Winslow Homer (1836–1910) is regarded by many as the greatest American painter of the nineteenth century. Born in Boston and raised in rural Cambridge, he began his career as a commercial printmaker, first in Boston and then in New York, where he settled in 1859. He briefly studied oil painting in the spring of 1861. In October of the same year, he was sent to the front in Virginia as an artist-correspondent for the new illustrated journal Harper’s Weekly. Homer’s earliest Civil War paintings, dating from about 1863, are anecdotal, like his prints. As the war drew to a close, however, such canvases as The Veteran in a New Field (67.187.131) and Prisoners from the Front (22.207) reflect a more profound understanding of the war’s impact and meaning.

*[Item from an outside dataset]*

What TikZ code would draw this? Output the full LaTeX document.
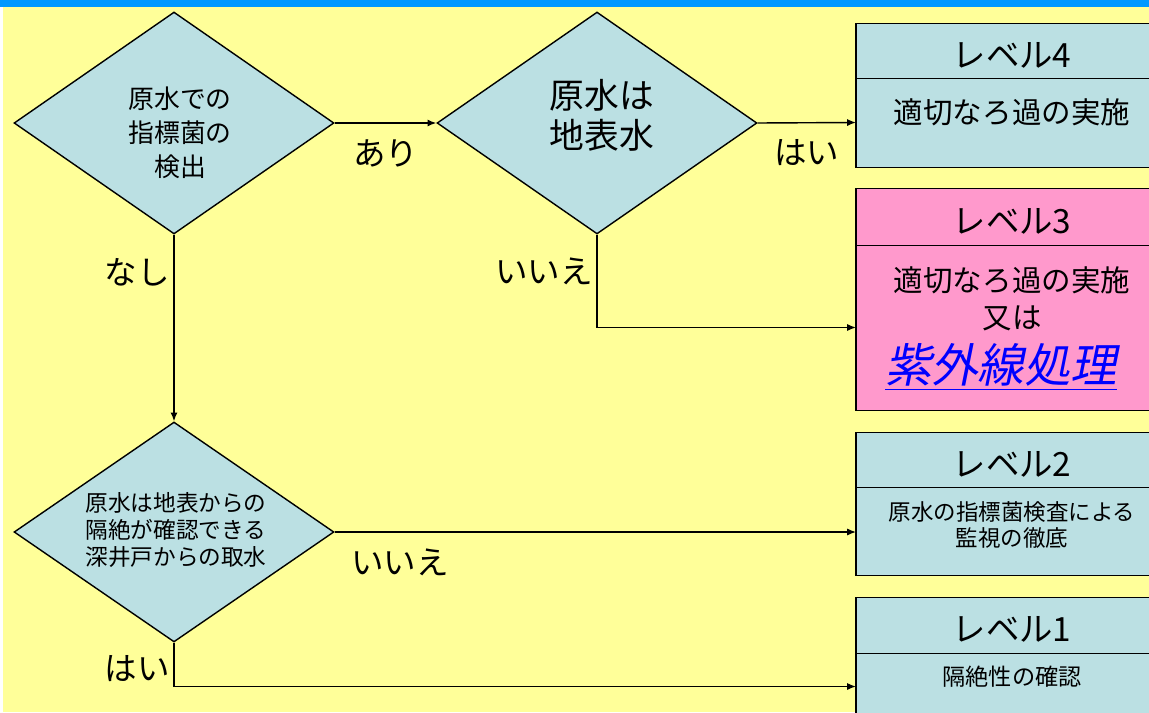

For Homer, the late 1860s and the 1870s were a time of artistic experimentation and prolific and varied output. He resided in New York City, making his living chiefly by designing magazine illustrations and building his reputation as a painter, but he found his subjects in the increasingly popular seaside resorts in Massachusetts and New Jersey, and in the Adirondacks, rural New York State, and the White Mountains of New Hampshire. Late in 1866, motivated probably by the chance to see two of his Civil War paintings at the Exposition Universelle, Homer had begun a ten-month sojourn in Paris and the French countryside. While there is little likelihood of influence from members of the French avant-garde, Homer shared their subject interests, their fascination with serial imagery, and their desire to incorporate into their works outdoor light, flat and simple forms (reinforced by their appreciation of Japanese design principles), and free brushwork.
Women at leisure and children at play or simply preoccupied by their own concerns were regular subjects for the artist in the 1870s. In addition to expanding his mastery of oil paint during that decade, Homer began to create watercolors, and their success enabled him to give up his work as a freelance illustrator by 1875. He had been in Virginia during the war, and he returned there at least once during the mid-1870s, apparently to observe and portray what had happened to the lives of former slaves during the first decade of Emancipation.

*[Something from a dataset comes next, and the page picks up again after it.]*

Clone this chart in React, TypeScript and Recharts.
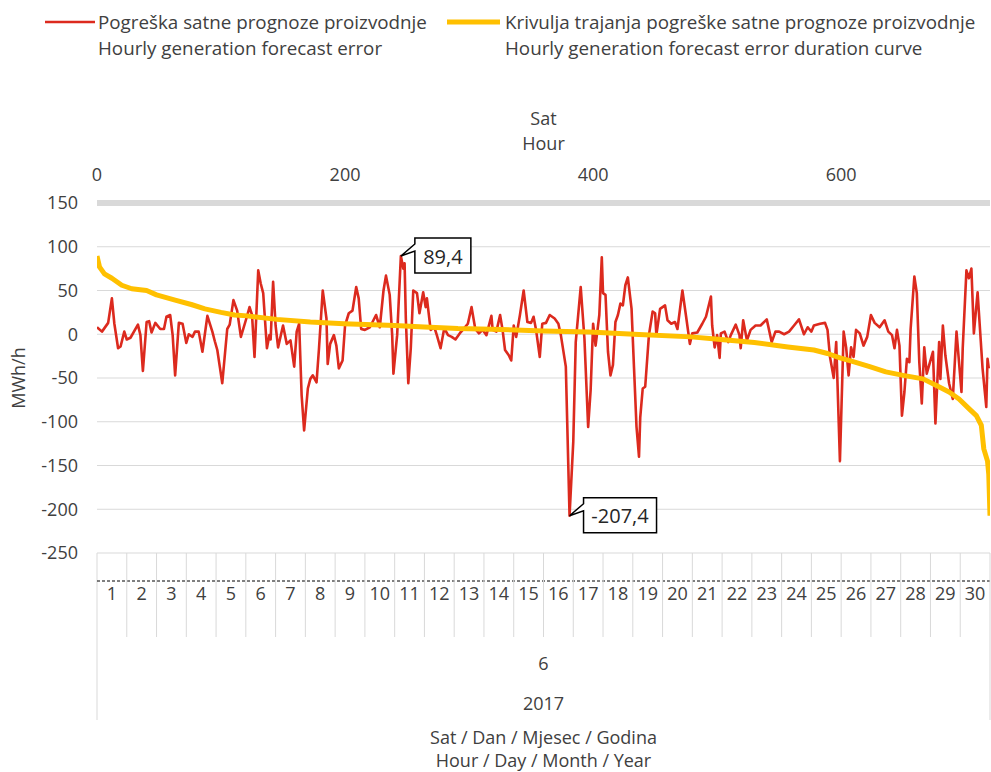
import React from "react";
import { ComposedChart, Line, XAxis, YAxis, CartesianGrid } from "recharts";

// hourly forecast error, June 2017 (hour index within the month, MWh/h)
const errorHours = [
  0, 4, 9, 12, 14, 17, 19, 22, 24, 27, 33, 35, 37, 40, 42, 44, 47, 51, 54, 56,
  59, 61, 63, 66, 69, 72, 74, 77, 79, 82, 85, 89, 93, 95, 97, 99, 101, 105, 107, 110,
  113, 116,
  120, 123, 125, 127, 130, 132, 134, 137, 139, 140, 142, 144, 146, 150, 153, 156, 159, 161, 163, 165,
  167, 170, 172, 174, 177, 179, 182, 185, 186, 188, 191, 193, 195, 198, 200, 203, 206, 209, 211, 213,
  216, 220, 225, 228, 231, 233, 236, 238, 239,
  242, 245, 247, 248, 249, 251, 253, 255, 258, 260, 263, 265, 266, 269, 272, 274, 277, 280, 283, 286,
  289, 293, 295, 299, 302, 305, 308, 311, 314, 318, 319, 322, 325, 327, 329, 332, 334, 336, 338, 341,
  344, 347, 350, 352, 354, 357,
  359, 362, 365, 369, 372, 374, 378, 381, 384, 386, 390, 393, 396, 398, 400, 402, 405, 407, 408, 410,
  412, 414, 416, 418, 420, 422, 424, 426, 428, 431, 433, 435, 437, 438, 440, 442, 445, 448, 450, 451,
  454, 458, 460, 463, 466, 468, 472, 475,
  478, 480, 484, 488, 491, 495, 496, 498, 500, 502, 503, 506, 509, 511, 515, 518, 519, 521, 524, 527,
  531, 535, 540, 544, 547, 550, 554, 558, 562, 566, 570, 573, 576, 578, 583, 587, 589, 591, 594, 596,
  599, 602, 604, 606, 608, 610, 612, 615, 618, 621, 624, 627, 631, 635, 638, 641, 643, 645, 647, 649,
  651, 653, 655, 656, 659, 661, 663, 665, 667, 669, 671, 674, 676, 679, 680, 682, 684, 687, 690, 693,
  697, 698, 701, 703, 705, 707, 710, 714, 717, 718, 719,
];
const errorValues = [
  8, 3, 13, 41, 12, -16, -14, 3, -6, -4, 11, -1, -42, 14, 15, 2, 13, 6, 6, 20,
  22, -1, -47, 13, 12, -10, 0, -3, 3, 3, -20, 21, 3, -8, -18, -37, -56, 6, 11, 39,
  27, -3,
  16, 31, 22, -26, 73, 58, 47, -16, -1, -6, 60, 10, -15, 10, -11, -7, -37, 3, 12, -70,
  -110, -62, -51, -47, -55, -16, 50, 18, -34, -11, -1, -13, -39, -30, 10, 24, 27, 54, 41, 6,
  5, 8, 22, 8, 50, 67, 45, -1, -45,
  -1, 89.4, 75, 81, 18, -56, -16, 50, 47, 24, 48, 31, 41, 5, 8, -1, -16, 7, -1, -3,
  -6, 2, 5, 12, 31, 6, 1, 5, -1, 21, 5, 3, 22, 5, -18, -24, -30, 10, -3, 22,
  50, 14, 13, 20, 5, -26,
  12, 13, 22, 18, 12, -1, -37, -207.4, -123, -9, 54, -5, -106, -64, 12, -13, 22, 88, 47, 45,
  -20, -47, -35, 14, 22, 35, 33, 56, 65, 29, -39, -106, -140, -95, -62, -60, -1, 26, 24, -1,
  29, 33, 16, 12, 14, 6, 50, 20,
  -11, 1, 2, 12, 20, 43, 10, -15, -1, -27, 1, 3, -9, -1, 11, -1, -16, 16, -7, 5,
  10, 10, 17, -9, 3, 3, 0, 3, 10, 17, 0, 8, 3, 10, 12, 13, 5, -26, -50, -9,
  -145, 3, -15, -47, -15, -26, 5, 1, -13, -3, 22, 13, 8, 16, 3, -1, -16, 5, -13, -93,
  -66, -28, -32, 6, 66, 47, -32, -79, -15, -45, -35, -20, -102, -9, -51, 10, -24, -56, -74, 3,
  -66, -16, 73, 64, 75, 1, 48, -39, -83, -28, -39,
];

// duration curve (same errors sorted, rank on the top axis)
const durationRanks = [
  0, 2, 6, 12, 20, 28, 40, 48, 63, 76, 87, 100, 111, 121, 145, 172, 199, 240, 264, 291,
  318, 360, 397, 437, 479, 503, 530, 557, 578, 589, 599, 609, 623, 636, 650, 666, 676, 687, 695, 703,
  709, 713, 715, 718, 719, 720,
];
const durationValues = [
  89.4, 77, 69, 64, 56, 52, 50, 45, 39, 34, 29, 25, 22, 21, 17, 14, 12, 10, 8.4, 6.5,
  5.7, 3.8, 2.7, -0.4, -3, -6, -9.5, -14.5, -18, -22, -27, -31, -37, -43, -47, -51, -58, -66, -74, -85,
  -93, -104, -131, -145, -160, -207.4,
];

const dayLabels = [
  "1", "2", "3", "4", "5", "6", "7", "8", "9", "10", "11", "12", "13", "14", "15",
  "16", "17", "18", "19", "20", "21", "22", "23", "24", "25", "26", "27", "28", "29", "30",
];
const monthLabels = ["6"];
const yearLabels = ["2017"];
const yTicks = [-250, -200, -150, -100, -50, 0, 50, 100, 150];
const hourTicks = [0, 200, 400, 600];

const RED = "#dc2a1e";
const GOLD = "#ffc000";
const GRID = "#d9d9d9";
const TXT = "#404040";
const FONT = "'Open Sans', 'Noto Sans', sans-serif";
const FS = 18;
const LEGEND_FS = 18.8;

const W = 991;
const H = 772;
const PLOT_LEFT = 97;
const PLOT_W = W - PLOT_LEFT - 1;
const HOURS = 720;
const HALF_DAY = PLOT_W / dayLabels.length / 2;

const errorData = errorHours.map((h, i) => ({ h, v: errorValues[i] }));
const durationData = durationRanks.map((r, i) => ({ r, v: durationValues[i] }));
const dayTicks = dayLabels.map((_, i) => i * 24 + 12);
const maxErr = Math.max(...errorValues);
const minErr = Math.min(...errorValues);

function renderCallout(p: any) {
  const { x, y, value } = p;
  if (value !== maxErr && value !== minErr) return null;
  const text = String(value).replace(".", ",");
  const w = 22 + text.length * 8.5;
  const bx = x + 14;
  const top = y - 18;
  const d = `M${bx},${y - 12} L${bx},${top} L${bx + w},${top} L${bx + w},${top + 35} L${bx},${top + 35} L${bx},${y - 5} L${x},${y} Z`;
  return (
    <g key={`c${p.index}`}>
      <path d={d} fill="#fff" stroke="#000" strokeWidth={1.5} />
      <text x={bx + w / 2} y={y} textAnchor="middle" dominantBaseline="central" fontSize={20} fill="#262626" fontFamily={FONT}>
        {text}
      </text>
    </g>
  );
}

function DayTick(p: any) {
  const { x, y, index } = p;
  const last = index === dayLabels.length - 1;
  return (
    <g>
      <line x1={x - HALF_DAY} x2={x - HALF_DAY} y1={y} y2={y + (index === 0 ? 167 : 84)} stroke={GRID} />
      {last && <line x1={x + HALF_DAY} x2={x + HALF_DAY} y1={y} y2={y + 167} stroke={GRID} />}
      {index === 0 && (
        <line x1={x - HALF_DAY} x2={x - HALF_DAY + PLOT_W} y1={y + 28} y2={y + 28} stroke="#000" strokeDasharray="3 2" />
      )}
      <text x={x} y={y + 40} textAnchor="middle" dominantBaseline="central" fontSize={FS} fill={TXT}>
        {dayLabels[index]}
      </text>
    </g>
  );
}

const LevelTick = (labels: string[]) => (p: any) => (
  <text x={p.x} y={p.y + 26} textAnchor="middle" dominantBaseline="central" fontSize={FS} fill={TXT}>
    {labels[p.index]}
  </text>
);

export default function App() {
  return (
    <div style={{ position: "absolute", left: 0, top: 0, width: W, height: H, fontFamily: FONT, color: TXT, background: "#fff" }}>
      {/* legend */}
      <svg width={W} height={64} style={{ position: "absolute", left: 0, top: 0 }}>
        <line x1={45} x2={95} y1={22} y2={22} stroke={RED} strokeWidth={2.5} />
        <line x1={447} x2={500} y1={22} y2={22} stroke={GOLD} strokeWidth={5} />
        <text x={98} y={22} dominantBaseline="central" fontSize={LEGEND_FS} fill={TXT}>Pogreška satne prognoze proizvodnje</text>
        <text x={98} y={48} dominantBaseline="central" fontSize={LEGEND_FS} fill={TXT}>Hourly generation forecast error</text>
        <text x={505} y={22} dominantBaseline="central" fontSize={LEGEND_FS} fill={TXT}>Krivulja trajanja pogreške satne prognoze proizvodnje</text>
        <text x={505} y={48} dominantBaseline="central" fontSize={LEGEND_FS} fill={TXT}>Hourly generation forecast error duration curve</text>
      </svg>
      <ComposedChart width={W} height={H} margin={{ top: 100, right: 1, bottom: 52, left: 0 }} style={{ position: "absolute", left: 0, top: 0 }}>
        <CartesianGrid xAxisId="day" vertical={false} stroke={GRID} />
        <YAxis
          type="number"
          domain={[-250, 150]}
          ticks={yTicks}
          interval={0}
          width={PLOT_LEFT}
          axisLine={false}
          tickLine={false}
          tickSize={0}
          tickMargin={19}
          tick={{ fontSize: FS, fill: TXT }}
          label={{
            content: (lp: any) => (
              <text x={18} y={lp.viewBox.y + lp.viewBox.height / 2} transform={`rotate(-90 18 ${lp.viewBox.y + lp.viewBox.height / 2})`} textAnchor="middle" dominantBaseline="central" fontSize={FS} fill={TXT}>
                MWh/h
              </text>
            ),
          }}
        />
        <XAxis
          xAxisId="rank"
          orientation="top"
          type="number"
          dataKey="r"
          domain={[0, HOURS]}
          allowDataOverflow
          ticks={hourTicks}
          interval={0}
          height={103}
          axisLine={{ stroke: GRID, strokeWidth: 6 }}
          tickLine={false}
          tickSize={0}
          tickMargin={22}
          tick={{ fontSize: FS, fill: TXT }}
          label={{
            content: (lp: any) => {
              const cx = lp.viewBox.x + lp.viewBox.width / 2;
              return (
                <g>
                  <text x={cx} y={lp.viewBox.y + 18} textAnchor="middle" dominantBaseline="central" fontSize={FS} fill={TXT}>Sat</text>
                  <text x={cx} y={lp.viewBox.y + 43} textAnchor="middle" dominantBaseline="central" fontSize={FS} fill={TXT}>Hour</text>
                </g>
              );
            },
          }}
        />
        <XAxis
          xAxisId="day"
          type="number"
          dataKey="h"
          domain={[0, HOURS]}
          allowDataOverflow
          ticks={dayTicks}
          interval={0}
          height={84}
          axisLine={false}
          tickLine={false}
          tickSize={0}
          tickMargin={0}
          tick={(p: any) => <DayTick {...p} />}
        />
        <XAxis
          xAxisId="month"
          type="number"
          dataKey="h"
          domain={[0, HOURS]}
          allowDataOverflow
          ticks={[HOURS / 2]}
          interval={0}
          height={40}
          axisLine={false}
          tickLine={false}
          tickSize={0}
          tickMargin={0}
          tick={LevelTick(monthLabels)}
        />
        <XAxis
          xAxisId="year"
          type="number"
          dataKey="h"
          domain={[0, HOURS]}
          allowDataOverflow
          ticks={[HOURS / 2]}
          interval={0}
          height={43}
          axisLine={false}
          tickLine={false}
          tickSize={0}
          tickMargin={0}
          tick={LevelTick(yearLabels)}
          label={{
            content: (lp: any) => {
              const cx = lp.viewBox.x + lp.viewBox.width / 2;
              const by = lp.viewBox.y + lp.viewBox.height;
              return (
                <g>
                  <text x={cx} y={by + 17} textAnchor="middle" dominantBaseline="central" fontSize={FS} fill={TXT}>Sat / Dan / Mjesec / Godina</text>
                  <text x={cx} y={by + 40} textAnchor="middle" dominantBaseline="central" fontSize={FS} fill={TXT}>Hour / Day / Month / Year</text>
                </g>
              );
            },
          }}
        />
        <Line
          xAxisId="day"
          data={errorData}
          dataKey="v"
          type="linear"
          stroke={RED}
          strokeWidth={2.6}
          strokeLinejoin="round"
          dot={false}
          activeDot={false}
          isAnimationActive={false}
          label={renderCallout}
        />
        <Line
          xAxisId="rank"
          data={durationData}
          dataKey="v"
          type="linear"
          stroke={GOLD}
          strokeWidth={5}
          strokeLinejoin="round"
          dot={false}
          activeDot={false}
          isAnimationActive={false}
        />
      </ComposedChart>
    </div>
  );
}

In the early 1880s, Homer came increasingly to desire solitude, and his art took on a new intensity. In 1881, he traveled to England on his second and final trip abroad. After passing briefly through London, he settled in Cullercoats, a village near Tynemouth on the North Sea, remaining there from the spring of 1881 to November 1882. He became sensitive to the strenuous and courageous lives of its inhabitants, particularly the women, whom he depicted hauling and cleaning fish, mending nets, and, most poignantly, standing at the water’s edge, awaiting the return of their men. When the artist returned to New York, both he and his art were greatly changed.
In the summer of 1883, Homer moved from New York to Prouts Neck, Maine, a peninsula ten miles south of Portland. Except for vacation trips to the Adirondacks, Canada, Florida, and the Caribbean, where he produced dazzling watercolors, Homer lived at Prouts Neck until his death. He enjoyed isolation and was inspired by privacy and silence to paint the great themes of his career: the struggle of people against the sea and the relationship of fragile, transient human life to the timelessness of nature. In ambitious works of the 1880s, men challenge the ocean’s power with their own strength and cunning or respond to the ocean’s overwhelming force in scenes of dramatic rescue. By about 1890, however, Homer left narrative behind to concentrate on the beauty, force, and drama of the sea itself. In their dynamic compositions and richly textured passages, his late seascapes capture the look and feel (and even suggest the sound) of masses of onrushing and receding water. For Homer’s contemporaries, these were the most extravagantly admired of all his works. They remain among his most famous today, appreciated for their virtuoso brushwork, depth of feeling, and hints of modernist abstraction.